**TASK DESCRIPTION**
Transcribe the whole listing below without changing a word, but leave out every image.

**SOURCE DATA**

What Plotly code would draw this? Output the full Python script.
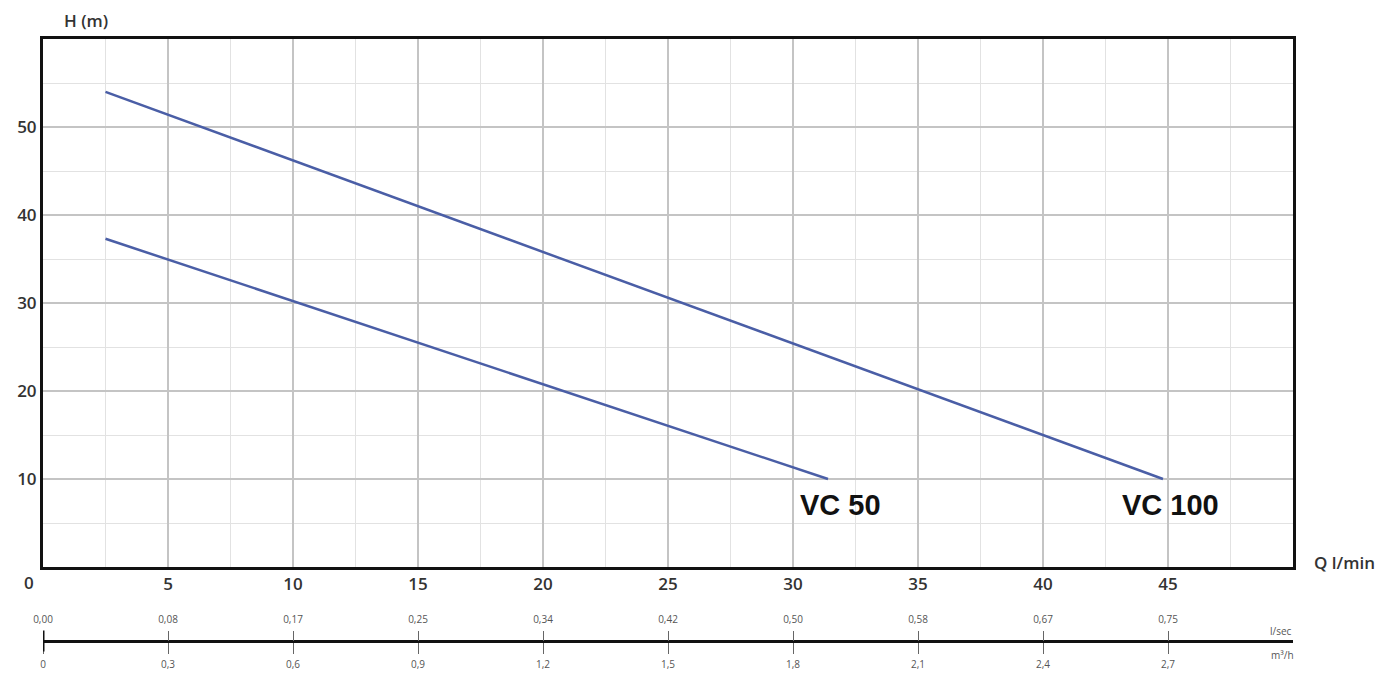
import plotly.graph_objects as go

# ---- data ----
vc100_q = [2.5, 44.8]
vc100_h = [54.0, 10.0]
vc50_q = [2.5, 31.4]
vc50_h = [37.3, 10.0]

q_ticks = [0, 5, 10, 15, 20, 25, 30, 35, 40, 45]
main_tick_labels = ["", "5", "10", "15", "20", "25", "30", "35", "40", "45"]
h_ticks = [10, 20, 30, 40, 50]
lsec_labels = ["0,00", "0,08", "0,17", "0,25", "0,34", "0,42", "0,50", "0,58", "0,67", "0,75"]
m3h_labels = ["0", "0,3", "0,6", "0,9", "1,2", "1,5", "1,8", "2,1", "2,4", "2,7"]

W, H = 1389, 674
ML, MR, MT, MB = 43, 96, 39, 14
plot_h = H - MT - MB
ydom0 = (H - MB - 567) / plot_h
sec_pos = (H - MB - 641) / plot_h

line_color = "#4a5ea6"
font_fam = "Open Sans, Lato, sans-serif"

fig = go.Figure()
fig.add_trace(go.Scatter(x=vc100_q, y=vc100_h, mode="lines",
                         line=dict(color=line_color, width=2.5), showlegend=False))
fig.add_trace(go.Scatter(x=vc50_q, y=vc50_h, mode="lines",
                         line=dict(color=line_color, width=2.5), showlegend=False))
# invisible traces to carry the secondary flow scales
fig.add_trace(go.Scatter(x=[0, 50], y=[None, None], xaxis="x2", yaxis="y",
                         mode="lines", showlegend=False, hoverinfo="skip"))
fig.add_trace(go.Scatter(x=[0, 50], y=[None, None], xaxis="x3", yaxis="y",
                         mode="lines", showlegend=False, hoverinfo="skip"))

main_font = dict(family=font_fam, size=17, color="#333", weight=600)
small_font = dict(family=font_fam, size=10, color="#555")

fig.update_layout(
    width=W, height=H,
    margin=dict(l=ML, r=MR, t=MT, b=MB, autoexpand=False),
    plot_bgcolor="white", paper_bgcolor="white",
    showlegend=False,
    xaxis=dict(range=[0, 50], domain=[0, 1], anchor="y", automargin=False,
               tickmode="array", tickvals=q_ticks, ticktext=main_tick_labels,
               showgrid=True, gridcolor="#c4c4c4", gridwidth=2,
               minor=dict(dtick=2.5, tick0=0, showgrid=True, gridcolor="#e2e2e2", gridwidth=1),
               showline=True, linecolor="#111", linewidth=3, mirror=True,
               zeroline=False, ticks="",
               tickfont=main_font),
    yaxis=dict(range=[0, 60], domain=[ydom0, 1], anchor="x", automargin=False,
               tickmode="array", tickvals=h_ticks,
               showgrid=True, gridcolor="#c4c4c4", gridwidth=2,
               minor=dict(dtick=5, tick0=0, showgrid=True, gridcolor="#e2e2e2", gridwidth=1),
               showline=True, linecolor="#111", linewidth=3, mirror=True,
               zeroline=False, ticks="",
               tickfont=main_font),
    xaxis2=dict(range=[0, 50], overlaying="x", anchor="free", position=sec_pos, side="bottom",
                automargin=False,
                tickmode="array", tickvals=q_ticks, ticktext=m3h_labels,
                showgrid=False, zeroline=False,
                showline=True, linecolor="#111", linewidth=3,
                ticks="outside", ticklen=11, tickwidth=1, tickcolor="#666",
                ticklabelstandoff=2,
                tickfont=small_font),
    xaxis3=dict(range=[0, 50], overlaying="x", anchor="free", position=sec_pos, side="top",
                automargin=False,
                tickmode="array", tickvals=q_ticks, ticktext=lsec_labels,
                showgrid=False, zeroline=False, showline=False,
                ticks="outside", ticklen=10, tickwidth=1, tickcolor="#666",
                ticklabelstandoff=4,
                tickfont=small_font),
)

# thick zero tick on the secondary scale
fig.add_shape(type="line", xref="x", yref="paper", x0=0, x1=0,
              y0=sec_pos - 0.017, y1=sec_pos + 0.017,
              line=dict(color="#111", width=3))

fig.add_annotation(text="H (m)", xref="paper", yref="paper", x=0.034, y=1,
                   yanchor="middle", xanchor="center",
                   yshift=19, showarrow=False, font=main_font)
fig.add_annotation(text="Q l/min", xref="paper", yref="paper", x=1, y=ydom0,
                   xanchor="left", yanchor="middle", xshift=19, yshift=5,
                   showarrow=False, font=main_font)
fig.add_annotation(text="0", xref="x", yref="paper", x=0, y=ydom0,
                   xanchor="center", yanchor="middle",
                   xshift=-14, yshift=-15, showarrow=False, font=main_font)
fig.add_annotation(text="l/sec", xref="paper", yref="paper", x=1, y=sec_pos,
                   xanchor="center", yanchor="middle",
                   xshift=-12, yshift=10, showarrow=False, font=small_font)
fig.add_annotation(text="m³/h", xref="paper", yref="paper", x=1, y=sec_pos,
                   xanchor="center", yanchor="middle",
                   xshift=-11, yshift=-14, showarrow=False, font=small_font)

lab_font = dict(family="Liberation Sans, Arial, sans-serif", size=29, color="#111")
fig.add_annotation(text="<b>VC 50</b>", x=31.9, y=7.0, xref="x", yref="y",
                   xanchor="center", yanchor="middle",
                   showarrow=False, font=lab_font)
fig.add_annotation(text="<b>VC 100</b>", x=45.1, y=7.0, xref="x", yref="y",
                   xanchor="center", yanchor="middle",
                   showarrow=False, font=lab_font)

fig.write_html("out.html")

**OUTPUT BELOW**
What Plotly code would draw this? Output the full Python script.
import plotly.graph_objects as go

# ---- data ----
vc100_q = [2.5, 44.8]
vc100_h = [54.0, 10.0]
vc50_q = [2.5, 31.4]
vc50_h = [37.3, 10.0]

q_ticks = [0, 5, 10, 15, 20, 25, 30, 35, 40, 45]
main_tick_labels = ["", "5", "10", "15", "20", "25", "30", "35", "40", "45"]
h_ticks = [10, 20, 30, 40, 50]
lsec_labels = ["0,00", "0,08", "0,17", "0,25", "0,34", "0,42", "0,50", "0,58", "0,67", "0,75"]
m3h_labels = ["0", "0,3", "0,6", "0,9", "1,2", "1,5", "1,8", "2,1", "2,4", "2,7"]

W, H = 1389, 674
ML, MR, MT, MB = 43, 96, 39, 14
plot_h = H - MT - MB
ydom0 = (H - MB - 567) / plot_h
sec_pos = (H - MB - 641) / plot_h

line_color = "#4a5ea6"
font_fam = "Open Sans, Lato, sans-serif"

fig = go.Figure()
fig.add_trace(go.Scatter(x=vc100_q, y=vc100_h, mode="lines",
                         line=dict(color=line_color, width=2.5), showlegend=False))
fig.add_trace(go.Scatter(x=vc50_q, y=vc50_h, mode="lines",
                         line=dict(color=line_color, width=2.5), showlegend=False))
# invisible traces to carry the secondary flow scales
fig.add_trace(go.Scatter(x=[0, 50], y=[None, None], xaxis="x2", yaxis="y",
                         mode="lines", showlegend=False, hoverinfo="skip"))
fig.add_trace(go.Scatter(x=[0, 50], y=[None, None], xaxis="x3", yaxis="y",
                         mode="lines", showlegend=False, hoverinfo="skip"))

main_font = dict(family=font_fam, size=17, color="#333", weight=600)
small_font = dict(family=font_fam, size=10, color="#555")

fig.update_layout(
    width=W, height=H,
    margin=dict(l=ML, r=MR, t=MT, b=MB, autoexpand=False),
    plot_bgcolor="white", paper_bgcolor="white",
    showlegend=False,
    xaxis=dict(range=[0, 50], domain=[0, 1], anchor="y", automargin=False,
               tickmode="array", tickvals=q_ticks, ticktext=main_tick_labels,
               showgrid=True, gridcolor="#c4c4c4", gridwidth=2,
               minor=dict(dtick=2.5, tick0=0, showgrid=True, gridcolor="#e2e2e2", gridwidth=1),
               showline=True, linecolor="#111", linewidth=3, mirror=True,
               zeroline=False, ticks="",
               tickfont=main_font),
    yaxis=dict(range=[0, 60], domain=[ydom0, 1], anchor="x", automargin=False,
               tickmode="array", tickvals=h_ticks,
               showgrid=True, gridcolor="#c4c4c4", gridwidth=2,
               minor=dict(dtick=5, tick0=0, showgrid=True, gridcolor="#e2e2e2", gridwidth=1),
               showline=True, linecolor="#111", linewidth=3, mirror=True,
               zeroline=False, ticks="",
               tickfont=main_font),
    xaxis2=dict(range=[0, 50], overlaying="x", anchor="free", position=sec_pos, side="bottom",
                automargin=False,
                tickmode="array", tickvals=q_ticks, ticktext=m3h_labels,
                showgrid=False, zeroline=False,
                showline=True, linecolor="#111", linewidth=3,
                ticks="outside", ticklen=11, tickwidth=1, tickcolor="#666",
                ticklabelstandoff=2,
                tickfont=small_font),
    xaxis3=dict(range=[0, 50], overlaying="x", anchor="free", position=sec_pos, side="top",
                automargin=False,
                tickmode="array", tickvals=q_ticks, ticktext=lsec_labels,
                showgrid=False, zeroline=False, showline=False,
                ticks="outside", ticklen=10, tickwidth=1, tickcolor="#666",
                ticklabelstandoff=4,
                tickfont=small_font),
)

# thick zero tick on the secondary scale
fig.add_shape(type="line", xref="x", yref="paper", x0=0, x1=0,
              y0=sec_pos - 0.017, y1=sec_pos + 0.017,
              line=dict(color="#111", width=3))

fig.add_annotation(text="H (m)", xref="paper", yref="paper", x=0.034, y=1,
                   yanchor="middle", xanchor="center",
                   yshift=19, showarrow=False, font=main_font)
fig.add_annotation(text="Q l/min", xref="paper", yref="paper", x=1, y=ydom0,
                   xanchor="left", yanchor="middle", xshift=19, yshift=5,
                   showarrow=False, font=main_font)
fig.add_annotation(text="0", xref="x", yref="paper", x=0, y=ydom0,
                   xanchor="center", yanchor="middle",
                   xshift=-14, yshift=-15, showarrow=False, font=main_font)
fig.add_annotation(text="l/sec", xref="paper", yref="paper", x=1, y=sec_pos,
                   xanchor="center", yanchor="middle",
                   xshift=-12, yshift=10, showarrow=False, font=small_font)
fig.add_annotation(text="m³/h", xref="paper", yref="paper", x=1, y=sec_pos,
                   xanchor="center", yanchor="middle",
                   xshift=-11, yshift=-14, showarrow=False, font=small_font)

lab_font = dict(family="Liberation Sans, Arial, sans-serif", size=29, color="#111")
fig.add_annotation(text="<b>VC 50</b>", x=31.9, y=7.0, xref="x", yref="y",
                   xanchor="center", yanchor="middle",
                   showarrow=False, font=lab_font)
fig.add_annotation(text="<b>VC 100</b>", x=45.1, y=7.0, xref="x", yref="y",
                   xanchor="center", yanchor="middle",
                   showarrow=False, font=lab_font)

fig.write_html("out.html")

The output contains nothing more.